_Problem details_
Write each line of the material exactly as given, from the top through the line that contains "0.9940, 0.9928, 0.9928, 0.9938, 0.9935, 0.9914, 0.9906, 0.9908];", and omit all pictures.

_Data extract_
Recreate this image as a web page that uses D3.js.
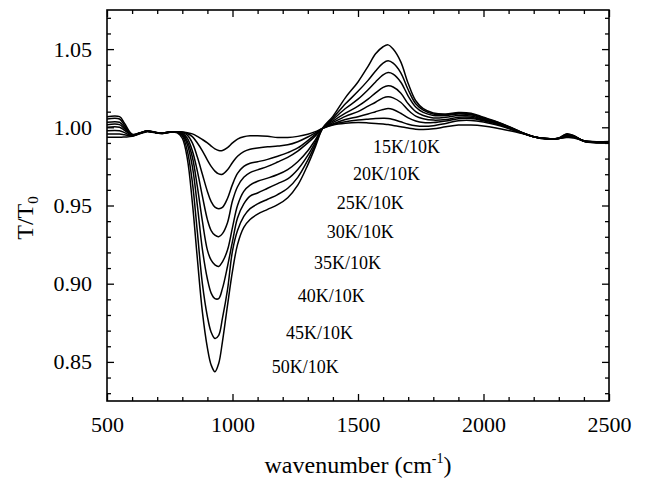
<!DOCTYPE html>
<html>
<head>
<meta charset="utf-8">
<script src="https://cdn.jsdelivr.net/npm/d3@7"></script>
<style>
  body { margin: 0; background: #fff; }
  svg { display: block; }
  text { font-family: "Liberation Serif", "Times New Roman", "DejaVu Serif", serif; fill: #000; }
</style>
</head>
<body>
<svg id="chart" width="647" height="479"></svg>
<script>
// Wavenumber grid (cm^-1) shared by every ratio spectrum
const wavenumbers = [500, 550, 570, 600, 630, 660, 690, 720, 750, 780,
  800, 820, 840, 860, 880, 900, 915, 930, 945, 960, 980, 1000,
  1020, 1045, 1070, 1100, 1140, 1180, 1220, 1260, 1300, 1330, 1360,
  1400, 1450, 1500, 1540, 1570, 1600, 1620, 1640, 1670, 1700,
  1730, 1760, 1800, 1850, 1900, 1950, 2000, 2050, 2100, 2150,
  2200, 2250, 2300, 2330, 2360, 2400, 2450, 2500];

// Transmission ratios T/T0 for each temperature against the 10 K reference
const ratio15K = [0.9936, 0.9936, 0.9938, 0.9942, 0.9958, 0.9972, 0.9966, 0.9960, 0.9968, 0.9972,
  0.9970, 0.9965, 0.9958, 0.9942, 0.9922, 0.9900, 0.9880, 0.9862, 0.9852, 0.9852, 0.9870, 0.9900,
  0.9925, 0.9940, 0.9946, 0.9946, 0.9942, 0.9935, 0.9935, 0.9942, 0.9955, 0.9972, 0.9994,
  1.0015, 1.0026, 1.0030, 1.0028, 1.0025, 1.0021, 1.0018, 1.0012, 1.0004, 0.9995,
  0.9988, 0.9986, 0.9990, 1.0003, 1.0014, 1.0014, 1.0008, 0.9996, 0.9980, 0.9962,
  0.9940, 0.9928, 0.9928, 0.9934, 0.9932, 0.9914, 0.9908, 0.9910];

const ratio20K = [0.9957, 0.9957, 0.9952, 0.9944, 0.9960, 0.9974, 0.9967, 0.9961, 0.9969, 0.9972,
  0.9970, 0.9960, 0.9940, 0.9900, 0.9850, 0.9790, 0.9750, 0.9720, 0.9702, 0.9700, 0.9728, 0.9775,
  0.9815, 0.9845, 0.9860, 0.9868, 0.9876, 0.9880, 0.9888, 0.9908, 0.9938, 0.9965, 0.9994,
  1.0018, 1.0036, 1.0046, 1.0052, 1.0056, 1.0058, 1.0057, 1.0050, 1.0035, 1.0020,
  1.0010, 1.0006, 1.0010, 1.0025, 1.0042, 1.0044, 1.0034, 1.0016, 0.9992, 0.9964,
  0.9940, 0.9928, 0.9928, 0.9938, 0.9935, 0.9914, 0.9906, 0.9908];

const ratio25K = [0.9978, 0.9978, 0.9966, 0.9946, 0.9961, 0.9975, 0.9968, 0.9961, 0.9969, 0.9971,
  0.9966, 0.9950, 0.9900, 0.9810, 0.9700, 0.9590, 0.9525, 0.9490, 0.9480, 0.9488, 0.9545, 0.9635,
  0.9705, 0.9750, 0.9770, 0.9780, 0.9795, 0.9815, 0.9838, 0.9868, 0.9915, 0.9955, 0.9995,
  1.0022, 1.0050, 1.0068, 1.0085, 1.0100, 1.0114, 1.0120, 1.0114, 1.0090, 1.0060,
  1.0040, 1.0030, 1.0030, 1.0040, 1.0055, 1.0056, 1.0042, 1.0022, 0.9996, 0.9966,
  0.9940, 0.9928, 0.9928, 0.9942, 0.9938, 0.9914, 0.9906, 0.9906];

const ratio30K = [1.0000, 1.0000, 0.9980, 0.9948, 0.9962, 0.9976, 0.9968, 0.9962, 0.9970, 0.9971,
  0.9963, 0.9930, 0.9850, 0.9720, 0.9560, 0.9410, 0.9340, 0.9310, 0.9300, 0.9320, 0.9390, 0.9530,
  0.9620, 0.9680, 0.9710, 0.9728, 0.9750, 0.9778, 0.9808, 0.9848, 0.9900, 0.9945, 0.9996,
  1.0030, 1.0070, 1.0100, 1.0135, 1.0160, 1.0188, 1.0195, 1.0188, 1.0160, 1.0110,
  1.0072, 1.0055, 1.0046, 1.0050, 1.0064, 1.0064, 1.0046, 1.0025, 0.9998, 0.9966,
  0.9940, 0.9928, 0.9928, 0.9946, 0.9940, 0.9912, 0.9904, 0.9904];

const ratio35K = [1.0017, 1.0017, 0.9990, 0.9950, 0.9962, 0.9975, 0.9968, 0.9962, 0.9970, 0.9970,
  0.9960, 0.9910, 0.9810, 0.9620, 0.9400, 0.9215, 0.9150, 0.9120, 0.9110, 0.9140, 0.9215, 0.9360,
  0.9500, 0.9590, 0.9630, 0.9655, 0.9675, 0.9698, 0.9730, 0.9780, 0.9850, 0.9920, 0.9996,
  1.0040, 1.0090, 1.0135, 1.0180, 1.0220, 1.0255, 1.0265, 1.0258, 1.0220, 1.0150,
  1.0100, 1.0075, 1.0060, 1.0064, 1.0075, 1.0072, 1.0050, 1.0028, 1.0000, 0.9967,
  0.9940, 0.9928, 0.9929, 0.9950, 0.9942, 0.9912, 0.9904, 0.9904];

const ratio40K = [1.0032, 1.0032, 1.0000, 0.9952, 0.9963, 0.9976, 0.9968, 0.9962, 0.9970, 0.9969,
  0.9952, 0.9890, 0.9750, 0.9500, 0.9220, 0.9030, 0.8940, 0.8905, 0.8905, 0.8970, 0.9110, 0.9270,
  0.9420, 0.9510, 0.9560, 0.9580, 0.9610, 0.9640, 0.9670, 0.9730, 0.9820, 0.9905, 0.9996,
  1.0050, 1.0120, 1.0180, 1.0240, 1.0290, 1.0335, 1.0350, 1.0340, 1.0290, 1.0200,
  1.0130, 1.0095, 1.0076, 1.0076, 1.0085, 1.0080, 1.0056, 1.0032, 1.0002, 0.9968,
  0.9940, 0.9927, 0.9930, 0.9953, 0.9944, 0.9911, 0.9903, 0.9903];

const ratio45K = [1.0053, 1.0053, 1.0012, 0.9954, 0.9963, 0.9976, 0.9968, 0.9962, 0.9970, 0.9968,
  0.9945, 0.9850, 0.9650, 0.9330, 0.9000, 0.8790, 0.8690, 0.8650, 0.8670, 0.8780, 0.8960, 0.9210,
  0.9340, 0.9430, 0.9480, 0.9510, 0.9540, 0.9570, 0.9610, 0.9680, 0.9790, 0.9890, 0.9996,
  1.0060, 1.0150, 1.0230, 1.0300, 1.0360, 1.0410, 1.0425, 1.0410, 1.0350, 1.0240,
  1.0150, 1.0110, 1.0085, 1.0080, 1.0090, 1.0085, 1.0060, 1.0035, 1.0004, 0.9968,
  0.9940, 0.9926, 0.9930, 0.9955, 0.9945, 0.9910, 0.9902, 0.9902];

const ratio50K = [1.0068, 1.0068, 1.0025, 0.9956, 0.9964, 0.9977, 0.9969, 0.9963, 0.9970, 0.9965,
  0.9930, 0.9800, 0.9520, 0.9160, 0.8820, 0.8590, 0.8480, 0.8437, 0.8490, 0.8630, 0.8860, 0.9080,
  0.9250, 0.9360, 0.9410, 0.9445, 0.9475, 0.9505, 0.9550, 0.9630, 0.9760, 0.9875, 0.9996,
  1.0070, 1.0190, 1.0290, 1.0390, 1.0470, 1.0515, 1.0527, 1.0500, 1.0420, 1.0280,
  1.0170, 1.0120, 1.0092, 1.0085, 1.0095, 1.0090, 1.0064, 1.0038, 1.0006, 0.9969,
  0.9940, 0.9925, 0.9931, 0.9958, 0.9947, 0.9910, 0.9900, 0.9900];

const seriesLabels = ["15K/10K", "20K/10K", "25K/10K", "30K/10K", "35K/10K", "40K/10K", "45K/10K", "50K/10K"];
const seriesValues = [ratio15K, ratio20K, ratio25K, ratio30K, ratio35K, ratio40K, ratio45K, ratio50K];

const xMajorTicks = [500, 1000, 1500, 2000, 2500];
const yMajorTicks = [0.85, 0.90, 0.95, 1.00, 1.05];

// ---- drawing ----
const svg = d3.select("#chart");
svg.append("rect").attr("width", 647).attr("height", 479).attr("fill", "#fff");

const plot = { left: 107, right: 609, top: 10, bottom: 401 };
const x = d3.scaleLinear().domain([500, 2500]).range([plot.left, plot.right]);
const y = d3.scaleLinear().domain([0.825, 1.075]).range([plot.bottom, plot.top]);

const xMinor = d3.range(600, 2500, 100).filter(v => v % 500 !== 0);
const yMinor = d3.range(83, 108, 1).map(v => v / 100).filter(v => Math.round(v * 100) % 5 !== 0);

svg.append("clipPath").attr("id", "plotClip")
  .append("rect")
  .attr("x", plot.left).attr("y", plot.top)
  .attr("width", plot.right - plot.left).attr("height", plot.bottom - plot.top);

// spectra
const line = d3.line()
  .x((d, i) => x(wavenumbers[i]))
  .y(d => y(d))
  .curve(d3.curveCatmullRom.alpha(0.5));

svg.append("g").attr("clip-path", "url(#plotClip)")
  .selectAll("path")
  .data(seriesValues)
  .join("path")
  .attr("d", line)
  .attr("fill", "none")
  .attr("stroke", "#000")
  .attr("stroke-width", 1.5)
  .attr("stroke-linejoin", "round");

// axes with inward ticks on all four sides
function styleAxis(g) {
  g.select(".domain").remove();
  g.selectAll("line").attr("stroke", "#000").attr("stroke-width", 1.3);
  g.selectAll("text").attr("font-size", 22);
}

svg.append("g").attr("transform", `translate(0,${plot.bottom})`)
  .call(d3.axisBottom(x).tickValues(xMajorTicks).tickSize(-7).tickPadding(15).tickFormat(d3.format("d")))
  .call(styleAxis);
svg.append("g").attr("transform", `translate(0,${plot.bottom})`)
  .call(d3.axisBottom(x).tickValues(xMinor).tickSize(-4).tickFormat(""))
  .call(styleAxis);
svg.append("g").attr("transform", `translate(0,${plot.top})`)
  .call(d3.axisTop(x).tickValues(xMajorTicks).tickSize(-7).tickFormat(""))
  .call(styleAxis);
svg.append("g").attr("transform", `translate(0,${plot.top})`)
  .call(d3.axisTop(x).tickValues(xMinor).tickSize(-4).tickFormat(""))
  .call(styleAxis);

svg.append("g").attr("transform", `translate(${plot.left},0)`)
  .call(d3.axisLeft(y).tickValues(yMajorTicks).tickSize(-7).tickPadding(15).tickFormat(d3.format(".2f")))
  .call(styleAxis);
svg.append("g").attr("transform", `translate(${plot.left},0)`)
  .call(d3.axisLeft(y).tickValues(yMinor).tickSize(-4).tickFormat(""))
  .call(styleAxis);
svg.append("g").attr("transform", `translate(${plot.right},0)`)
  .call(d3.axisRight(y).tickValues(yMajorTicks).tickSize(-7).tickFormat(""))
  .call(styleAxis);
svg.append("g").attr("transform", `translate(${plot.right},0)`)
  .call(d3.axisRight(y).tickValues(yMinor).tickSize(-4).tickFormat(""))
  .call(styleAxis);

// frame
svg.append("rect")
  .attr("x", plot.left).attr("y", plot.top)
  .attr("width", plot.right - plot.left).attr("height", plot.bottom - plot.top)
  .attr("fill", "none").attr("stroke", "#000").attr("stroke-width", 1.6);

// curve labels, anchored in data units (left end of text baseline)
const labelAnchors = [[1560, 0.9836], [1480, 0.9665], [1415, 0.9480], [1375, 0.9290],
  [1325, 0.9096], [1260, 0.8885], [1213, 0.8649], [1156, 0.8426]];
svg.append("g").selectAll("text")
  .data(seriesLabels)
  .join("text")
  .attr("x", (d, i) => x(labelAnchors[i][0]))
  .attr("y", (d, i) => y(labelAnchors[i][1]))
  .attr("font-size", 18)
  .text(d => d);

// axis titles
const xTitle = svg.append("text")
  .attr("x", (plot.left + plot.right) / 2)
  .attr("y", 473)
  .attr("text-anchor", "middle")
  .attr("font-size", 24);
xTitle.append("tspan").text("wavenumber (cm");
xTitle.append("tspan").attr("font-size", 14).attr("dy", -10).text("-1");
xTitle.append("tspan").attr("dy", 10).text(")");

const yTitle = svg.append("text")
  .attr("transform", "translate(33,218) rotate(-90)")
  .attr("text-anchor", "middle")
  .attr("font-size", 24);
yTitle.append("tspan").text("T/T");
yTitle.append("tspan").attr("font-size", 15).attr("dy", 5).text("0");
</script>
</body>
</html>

_Solution for this problem_
Recreate this image as a web page that uses D3.js.
<!DOCTYPE html>
<html>
<head>
<meta charset="utf-8">
<script src="https://cdn.jsdelivr.net/npm/d3@7"></script>
<style>
  body { margin: 0; background: #fff; }
  svg { display: block; }
  text { font-family: "Liberation Serif", "Times New Roman", "DejaVu Serif", serif; fill: #000; }
</style>
</head>
<body>
<svg id="chart" width="647" height="479"></svg>
<script>
// Wavenumber grid (cm^-1) shared by every ratio spectrum
const wavenumbers = [500, 550, 570, 600, 630, 660, 690, 720, 750, 780,
  800, 820, 840, 860, 880, 900, 915, 930, 945, 960, 980, 1000,
  1020, 1045, 1070, 1100, 1140, 1180, 1220, 1260, 1300, 1330, 1360,
  1400, 1450, 1500, 1540, 1570, 1600, 1620, 1640, 1670, 1700,
  1730, 1760, 1800, 1850, 1900, 1950, 2000, 2050, 2100, 2150,
  2200, 2250, 2300, 2330, 2360, 2400, 2450, 2500];

// Transmission ratios T/T0 for each temperature against the 10 K reference
const ratio15K = [0.9936, 0.9936, 0.9938, 0.9942, 0.9958, 0.9972, 0.9966, 0.9960, 0.9968, 0.9972,
  0.9970, 0.9965, 0.9958, 0.9942, 0.9922, 0.9900, 0.9880, 0.9862, 0.9852, 0.9852, 0.9870, 0.9900,
  0.9925, 0.9940, 0.9946, 0.9946, 0.9942, 0.9935, 0.9935, 0.9942, 0.9955, 0.9972, 0.9994,
  1.0015, 1.0026, 1.0030, 1.0028, 1.0025, 1.0021, 1.0018, 1.0012, 1.0004, 0.9995,
  0.9988, 0.9986, 0.9990, 1.0003, 1.0014, 1.0014, 1.0008, 0.9996, 0.9980, 0.9962,
  0.9940, 0.9928, 0.9928, 0.9934, 0.9932, 0.9914, 0.9908, 0.9910];

const ratio20K = [0.9957, 0.9957, 0.9952, 0.9944, 0.9960, 0.9974, 0.9967, 0.9961, 0.9969, 0.9972,
  0.9970, 0.9960, 0.9940, 0.9900, 0.9850, 0.9790, 0.9750, 0.9720, 0.9702, 0.9700, 0.9728, 0.9775,
  0.9815, 0.9845, 0.9860, 0.9868, 0.9876, 0.9880, 0.9888, 0.9908, 0.9938, 0.9965, 0.9994,
  1.0018, 1.0036, 1.0046, 1.0052, 1.0056, 1.0058, 1.0057, 1.0050, 1.0035, 1.0020,
  1.0010, 1.0006, 1.0010, 1.0025, 1.0042, 1.0044, 1.0034, 1.0016, 0.9992, 0.9964,
  0.9940, 0.9928, 0.9928, 0.9938, 0.9935, 0.9914, 0.9906, 0.9908];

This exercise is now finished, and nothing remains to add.